Expert Commentary

Same-sex marriage and big research questions behind the debate: Useful studies

2015 review of studies and surveys on issues related to same-sex couples, including legalization, health care, taxation impacts, child-raising and policy adoption.

After years of growing support for gay marriage at the state level, on June 26, 2015, the U.S. Supreme Court ruled that the Constitution guarantees the right to same-sex marriage throughout the United States. Prior to the ruling, 36 states and the District of Columbia authorized gay marriage. The favorable ruling from the Court compels all 50 states to do so.

According to a UCLA School of Law analysis of preliminary 2014 data, there are an estimate 350,000 married same-sex couples in the United States, a figure that may have doubled since 2013. The world of academic research provides some additional ideas for ways of approaching questions relating to same-sex marriage — and fresh ways of looking at these issues.

While more than 600 studies relating to LGBT issues have been funded by the National Institutes of Health over the past 25 years, better data and more research continue to be needed, experts say, to derive stronger conclusions on a variety of questions. Research can also provide insights on the deeper structural forces that are shaping the political debate.

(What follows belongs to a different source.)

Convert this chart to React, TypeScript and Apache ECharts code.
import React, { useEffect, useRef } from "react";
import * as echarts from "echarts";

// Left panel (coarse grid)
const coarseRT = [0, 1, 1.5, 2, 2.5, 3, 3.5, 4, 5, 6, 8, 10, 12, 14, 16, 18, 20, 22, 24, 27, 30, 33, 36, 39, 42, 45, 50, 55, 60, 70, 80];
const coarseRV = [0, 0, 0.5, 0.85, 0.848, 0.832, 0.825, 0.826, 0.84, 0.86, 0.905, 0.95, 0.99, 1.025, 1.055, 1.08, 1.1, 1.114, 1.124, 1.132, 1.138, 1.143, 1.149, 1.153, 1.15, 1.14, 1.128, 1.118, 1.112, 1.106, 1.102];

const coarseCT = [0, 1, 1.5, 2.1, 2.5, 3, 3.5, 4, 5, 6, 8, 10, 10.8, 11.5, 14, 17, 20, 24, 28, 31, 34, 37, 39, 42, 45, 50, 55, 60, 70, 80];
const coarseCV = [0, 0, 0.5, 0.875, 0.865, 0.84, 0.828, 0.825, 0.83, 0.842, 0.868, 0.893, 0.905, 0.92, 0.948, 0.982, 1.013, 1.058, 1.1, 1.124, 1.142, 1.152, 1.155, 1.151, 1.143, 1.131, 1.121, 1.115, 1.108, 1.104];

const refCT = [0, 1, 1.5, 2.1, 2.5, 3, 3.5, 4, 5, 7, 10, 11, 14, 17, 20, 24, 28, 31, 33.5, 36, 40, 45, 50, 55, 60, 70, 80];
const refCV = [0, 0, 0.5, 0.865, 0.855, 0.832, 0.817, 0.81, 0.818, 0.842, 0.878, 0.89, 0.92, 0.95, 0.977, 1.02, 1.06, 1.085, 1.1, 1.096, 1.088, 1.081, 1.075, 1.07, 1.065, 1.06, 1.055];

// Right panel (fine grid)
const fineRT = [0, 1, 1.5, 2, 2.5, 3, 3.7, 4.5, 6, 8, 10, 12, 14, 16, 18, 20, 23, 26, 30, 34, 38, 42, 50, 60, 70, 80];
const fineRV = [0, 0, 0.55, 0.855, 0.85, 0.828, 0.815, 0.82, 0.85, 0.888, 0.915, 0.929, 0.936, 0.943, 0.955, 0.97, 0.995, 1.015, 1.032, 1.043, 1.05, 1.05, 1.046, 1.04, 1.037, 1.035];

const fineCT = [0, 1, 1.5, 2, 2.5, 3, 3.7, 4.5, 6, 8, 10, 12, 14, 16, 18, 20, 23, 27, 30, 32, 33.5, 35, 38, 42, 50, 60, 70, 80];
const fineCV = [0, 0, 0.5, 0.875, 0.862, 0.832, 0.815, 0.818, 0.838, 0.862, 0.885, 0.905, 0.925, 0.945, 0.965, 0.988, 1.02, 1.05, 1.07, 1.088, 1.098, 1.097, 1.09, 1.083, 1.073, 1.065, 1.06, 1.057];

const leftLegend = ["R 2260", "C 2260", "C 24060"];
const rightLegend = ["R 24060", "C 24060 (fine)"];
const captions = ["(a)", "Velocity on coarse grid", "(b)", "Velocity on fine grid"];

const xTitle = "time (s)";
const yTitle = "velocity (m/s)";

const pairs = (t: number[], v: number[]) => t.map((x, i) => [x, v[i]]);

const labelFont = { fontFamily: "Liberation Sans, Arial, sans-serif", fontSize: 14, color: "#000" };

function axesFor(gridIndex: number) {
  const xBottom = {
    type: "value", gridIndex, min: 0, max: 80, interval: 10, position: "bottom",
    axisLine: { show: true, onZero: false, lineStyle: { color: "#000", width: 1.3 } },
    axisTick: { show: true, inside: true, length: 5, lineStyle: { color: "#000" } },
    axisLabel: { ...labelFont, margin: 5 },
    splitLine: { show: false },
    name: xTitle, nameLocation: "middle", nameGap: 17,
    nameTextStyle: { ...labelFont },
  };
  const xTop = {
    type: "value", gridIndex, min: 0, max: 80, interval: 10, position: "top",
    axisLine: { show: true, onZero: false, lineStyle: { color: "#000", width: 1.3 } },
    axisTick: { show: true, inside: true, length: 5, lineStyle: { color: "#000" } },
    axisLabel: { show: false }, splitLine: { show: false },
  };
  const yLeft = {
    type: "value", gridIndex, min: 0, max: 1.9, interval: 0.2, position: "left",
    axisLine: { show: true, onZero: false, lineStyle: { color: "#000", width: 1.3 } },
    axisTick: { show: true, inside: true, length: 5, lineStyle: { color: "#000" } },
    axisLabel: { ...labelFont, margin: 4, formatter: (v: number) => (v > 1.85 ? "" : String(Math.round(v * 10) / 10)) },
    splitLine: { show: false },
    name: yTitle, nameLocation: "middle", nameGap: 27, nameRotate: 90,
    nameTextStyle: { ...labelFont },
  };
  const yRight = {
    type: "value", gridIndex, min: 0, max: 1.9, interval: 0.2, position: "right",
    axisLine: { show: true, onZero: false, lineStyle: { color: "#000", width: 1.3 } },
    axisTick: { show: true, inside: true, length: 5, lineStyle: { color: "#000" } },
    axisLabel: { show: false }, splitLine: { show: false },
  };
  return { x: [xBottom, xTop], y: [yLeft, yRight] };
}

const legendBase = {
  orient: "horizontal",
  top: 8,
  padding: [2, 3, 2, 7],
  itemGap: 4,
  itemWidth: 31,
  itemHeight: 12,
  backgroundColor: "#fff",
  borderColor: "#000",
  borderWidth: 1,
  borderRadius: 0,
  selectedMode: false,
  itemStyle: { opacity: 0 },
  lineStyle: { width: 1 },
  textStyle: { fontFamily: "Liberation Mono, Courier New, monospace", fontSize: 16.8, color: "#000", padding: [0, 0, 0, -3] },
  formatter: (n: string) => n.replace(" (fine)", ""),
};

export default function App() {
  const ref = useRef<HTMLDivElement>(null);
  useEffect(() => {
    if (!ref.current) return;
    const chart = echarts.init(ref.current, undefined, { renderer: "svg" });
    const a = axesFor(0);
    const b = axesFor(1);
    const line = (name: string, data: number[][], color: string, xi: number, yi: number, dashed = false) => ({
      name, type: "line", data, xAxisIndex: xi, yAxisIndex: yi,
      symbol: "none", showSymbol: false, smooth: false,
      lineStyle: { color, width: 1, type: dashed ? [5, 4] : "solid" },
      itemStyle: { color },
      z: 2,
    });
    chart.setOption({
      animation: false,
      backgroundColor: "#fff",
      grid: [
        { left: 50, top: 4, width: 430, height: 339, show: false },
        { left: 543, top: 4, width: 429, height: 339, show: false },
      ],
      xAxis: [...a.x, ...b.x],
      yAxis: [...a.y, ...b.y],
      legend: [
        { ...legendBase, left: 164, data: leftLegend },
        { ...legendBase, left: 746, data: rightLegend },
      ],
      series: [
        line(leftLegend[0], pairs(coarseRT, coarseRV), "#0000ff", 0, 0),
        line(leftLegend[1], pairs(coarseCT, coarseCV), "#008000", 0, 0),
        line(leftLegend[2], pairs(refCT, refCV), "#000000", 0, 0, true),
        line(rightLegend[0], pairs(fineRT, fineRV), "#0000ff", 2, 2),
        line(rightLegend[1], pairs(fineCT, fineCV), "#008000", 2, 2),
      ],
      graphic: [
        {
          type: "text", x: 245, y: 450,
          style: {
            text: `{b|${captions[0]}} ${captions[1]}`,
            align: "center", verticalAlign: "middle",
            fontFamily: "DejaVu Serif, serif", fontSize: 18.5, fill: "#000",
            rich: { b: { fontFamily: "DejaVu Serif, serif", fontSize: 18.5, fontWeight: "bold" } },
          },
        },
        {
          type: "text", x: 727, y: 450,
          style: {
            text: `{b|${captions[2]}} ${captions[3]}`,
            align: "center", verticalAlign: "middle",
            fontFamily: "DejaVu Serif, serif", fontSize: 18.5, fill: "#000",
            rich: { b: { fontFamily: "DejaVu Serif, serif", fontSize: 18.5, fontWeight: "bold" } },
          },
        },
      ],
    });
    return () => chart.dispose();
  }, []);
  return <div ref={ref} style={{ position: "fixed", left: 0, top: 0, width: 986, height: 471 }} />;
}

Below is a sampling of research questions and links to associated papers, with both human-interest and political angles, that can help analysts and reporters go beyond the headlines:

  • Same-sex couples and their families. A 2013 literature review by UCLA’s Mignon R. Moore and Michael Stambolis-Ruhstorfer, “LGBT Sexuality and Families at the Start of the Twenty-First Century,” takes a sweeping look at the state of research, which they say has largely focused on four themes: “who counts as family and how/whether changing definitions of family incorporate households formed by lesbian, gay, bisexual, and transgender (LGBT) people; the biological, social, and legal obstacles that influence family formation for this population; the outcomes for youth raised with lesbian or gay parents; and family dynamics, relationship quality, and relationship dissolution in same-sex couple and transgender partner households.”
  • Health benefits. The University of Minnesota’s Gilbert Gonzales and Lynn A. Blewett published a 2014 analysis in the American Journal of Public Health that examines the relationship between state-level policies and employer-sponsored insurance for same-sex partners. Also see the authors’ related study on the implications for children of same-sex parents. (Overall issues of health status were comprehensively reviewed by the U.S. Institute of Medicine in 2011.)
  • What are the tax effects? A 2014 study published in the Journal of Policy Analysis and Management, “Revisiting the Income Tax Effects of Legalizing Same-Sex Marriages,” provides the first comprehensive look at this issue. New data sources allow the authors — James Alm of Tulane, Sebastian Leguizamon of Vanderbilt, and Susane Leguizamon of the University of Kentucky — to use household level information including income, number of children and mortgage payments, to construct their estimates.
  • Children of same-sex parents. A significant volume of social science and psychological research continues to be published examining the question of how a child’s general well-being is affected by same-sex caregivers versus those growing up in a more traditional family. (The American Sociological Association recently reviewed the related research toward an amicus brief for a U.S. Supreme Court case.)
  • Same-sex parents and differences in childcare. How do gay or lesbian parents differ in their approaches, versus heterosexual parents? There are many ways to examine the question. In a 2015 study published in Demography, Kate C. Prickett and Robert Crosnoe at the University of Texas at Austion and Alexa Martin-Storey look at differences in time spent with children. They find “few differences between same- and different-sex couples in child-focused time use.”
  • What do survey data hide? Polls show a remarkable historical trend of growing support for same-sex couples. But how much do we really know? A 2013 paper for the National Bureau of Economic Research, “The Size of the LGBT Population and the Magnitude of Anti-Gay Sentiment are Substantially Underestimated,” looks at the possibility that discrimination may be more pervasive than previously understood — and that the extent of the U.S. gay population remains under-counted. Researchers Katherine B. Coffman and Lucas C. Coffman of Ohio State University and Keith M. Marzilli Ericson of Boston University provide insights using a “veiled report” survey method.
  • Public opinion data and anti-gay marriage arguments. Those who oppose same-sex marriage frequently cite societal opinion and underlying values as the basis for their views. Brian Powell and Natasha Yurk Quadlin of Indiana University and Oren Pizmony-Levy of Columbia University argue that survey data frequently do support certain kinds of legal arguments advanced by opponents.
  • Why states legalize gay marriage. It’s not just one overriding cause or factor, says Rebekah Herrick of the Oklahoma State University. She draws on a wealth of new scholarship to examine geographical “policy diffusion,” the presence of gay state legislators, local attitudes and even the way judges are appointed or elected.